[Start INPUT RECORDS]

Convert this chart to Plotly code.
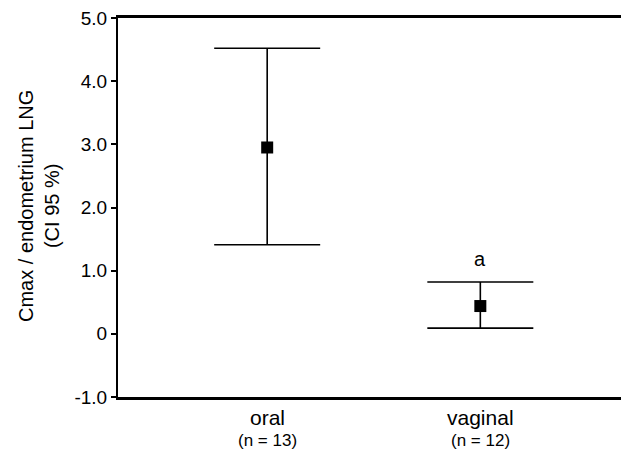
import plotly.graph_objects as go

categories = ["oral", "vaginal"]
n_labels = ["(n = 13)", "(n = 12)"]
means = [2.95, 0.44]
ci_upper = [4.52, 0.82]
ci_lower = [1.41, 0.09]
sig_labels = ["", "a"]
sig_y = [None, 1.18]
y_tickvals = [-1.0, 0, 1.0, 2.0, 3.0, 4.0, 5.0]
y_ticktext = ["-1.0", "0", "1.0", "2.0", "3.0", "4.0", "5.0"]

xpos = list(range(len(categories)))
err_plus = [u - m for u, m in zip(ci_upper, means)]
err_minus = [m - l for m, l in zip(means, ci_lower)]

FONT = "Liberation Sans, Arial, sans-serif"

fig = go.Figure()
fig.add_trace(go.Scatter(
    x=xpos, y=means, mode="markers",
    marker=dict(symbol="square", size=12, color="black"),
    error_y=dict(type="data", symmetric=False, array=err_plus, arrayminus=err_minus,
                 color="black", thickness=1.6, width=53),
    showlegend=False, hoverinfo="skip",
))

annotations = []
for i, (c, n) in enumerate(zip(categories, n_labels)):
    annotations.append(dict(x=xpos[i], y=0, xref="x", yref="paper", text=c,
                            showarrow=False, yanchor="middle", yshift=-20,
                            borderpad=0,
                            font=dict(size=21, color="black", family=FONT)))
    annotations.append(dict(x=xpos[i], y=0, xref="x", yref="paper", text=n,
                            showarrow=False, yanchor="middle", yshift=-43,
                            borderpad=0,
                            font=dict(size=17, color="black", family=FONT)))
for i, (s, sy) in enumerate(zip(sig_labels, sig_y)):
    if s:
        annotations.append(dict(x=xpos[i], y=sy, xref="x", yref="y", text=s,
                                showarrow=False, yanchor="middle",
                                font=dict(size=20, color="black", family=FONT)))
annotations.append(dict(x=0, y=0.504, xref="paper", yref="paper",
                        text="Cmax / endometrium LNG<br>(CI 95 %)",
                        textangle=-90, showarrow=False, xanchor="center", yanchor="middle",
                        xshift=-79,
                        font=dict(size=20, color="black", family=FONT)))

fig.update_layout(
    width=621, height=455,
    margin=dict(l=118, r=0, t=18, b=58),
    paper_bgcolor="white", plot_bgcolor="white",
    font=dict(family=FONT, color="black"),
    annotations=annotations,
    xaxis=dict(range=[-0.70, 1.66], showticklabels=False, ticks="", showgrid=False,
               zeroline=False, showline=True, linecolor="black", linewidth=2.5,
               mirror=True),
    yaxis=dict(range=[-1.0, 5.0], tickvals=y_tickvals, ticktext=y_ticktext,
               ticks="outside", ticklen=5, tickwidth=1.5, tickcolor="black",
               showgrid=False, zeroline=False, showline=True, linecolor="black",
               linewidth=2, tickfont=dict(size=19, color="black", family=FONT)),
)

fig.write_html("out.html", config={"displayModeBar": False},
               post_script="document.body.style.margin='0';document.body.style.overflow='hidden';")
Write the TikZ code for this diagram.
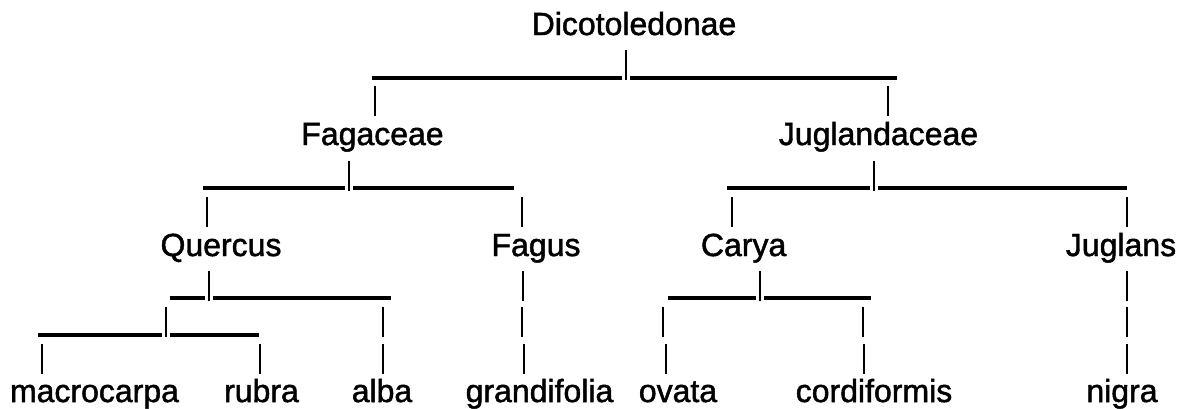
\documentclass[tikz,border=0pt]{standalone}
\usepackage{fontspec}
\setmainfont{Liberation Sans}
\newfontfamily\taxfont[FakeBold=1.5]{Liberation Sans}
% vertical bars: #1 = horizontal position, #2/#3 = top/bottom of the text row
\newcommand\treebar[3]{\draw[bar] (#1,#2) -- (#1,#3);}
% horizontal run from #1 to #2 at height #3
\newcommand\treerun[3]{\draw[run] (#1,#3) -- (#2,#3);}
\begin{document}
\begin{tikzpicture}[x=1pt,y=-1pt,
  taxon/.style={inner sep=0pt, anchor=base, font=\taxfont\fontsize{32}{38}\selectfont},
  bar/.style={line width=2.9pt, black},
  run/.style={line width=3.1pt, black}]
\useasboundingbox (0,0) rectangle (1180,408);

% ---- names, one row per rank ----
\node[taxon] (dic) at (634,35) {Dicotoledonae};

\node[taxon] (fag) at (372.5,145) {Fagaceae};
\node[taxon] (jug) at (878.5,145) {Juglandaceae};

\node[taxon] (que) at (221,256) {Quercus};
\node[taxon] (fgs) at (536,256) {Fagus};
\node[taxon] (car) at (743.6,256) {Carya};
\node[taxon] (jgl) at (1121,256) {Juglans};

\node[taxon] (mac) at (94.5,402) {macrocarpa};
\node[taxon] (rub) at (261.5,402) {rubra};
\node[taxon] (alb) at (382,402) {alba};
\node[taxon] (gra) at (539.5,402) {grandifolia};
\node[taxon] (ova) at (678,402) {ovata};
\node[taxon] (cor) at (874,402) {cordiformis};
\node[taxon] (nig) at (1122,402) {nigra};

% ---- Dicotoledonae split ----
\treerun{372}{622}{78} \treerun{630}{897}{78}
\treebar{626}{50}{80}
\treebar{375}{86}{116} \treebar{888}{86}{116}

% ---- family splits ----
\treerun{203}{345}{188} \treerun{353}{514}{188}
\treebar{349}{161}{191}
\treerun{727}{870}{188} \treerun{878}{1127}{188}
\treebar{874}{161}{191}
\treebar{207}{197}{227} \treebar{522}{197}{227}
\treebar{732}{197}{227} \treebar{1127}{197}{227}

% ---- Quercus ----
\treerun{170}{205}{298} \treerun{213}{391}{298}
\treebar{209}{271}{301}
\treerun{38}{162}{335} \treerun{170}{259}{335}
\treebar{166}{307}{337}
\treebar{383}{307}{337}
\treebar{42}{344}{374} \treebar{260}{344}{374} \treebar{383}{344}{374}

% ---- Fagus ----
\treebar{523}{271}{301} \treebar{522}{307}{337} \treebar{524}{344}{374}

% ---- Carya ----
\treerun{668}{756}{298} \treerun{764}{871}{298}
\treebar{760}{271}{301}
\treebar{663}{307}{337} \treebar{863}{307}{337}
\treebar{666}{344}{374} \treebar{864}{344}{374}

% ---- Juglans ----
\treebar{1127}{271}{301} \treebar{1127}{307}{337} \treebar{1127}{344}{374}
\end{tikzpicture}
\end{document}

[End INPUT RECORDS]

-- OBJECTIVE --
Look through the material above and work out how many of its lines contain "code". State the number only.

-- THE ANSWER --
2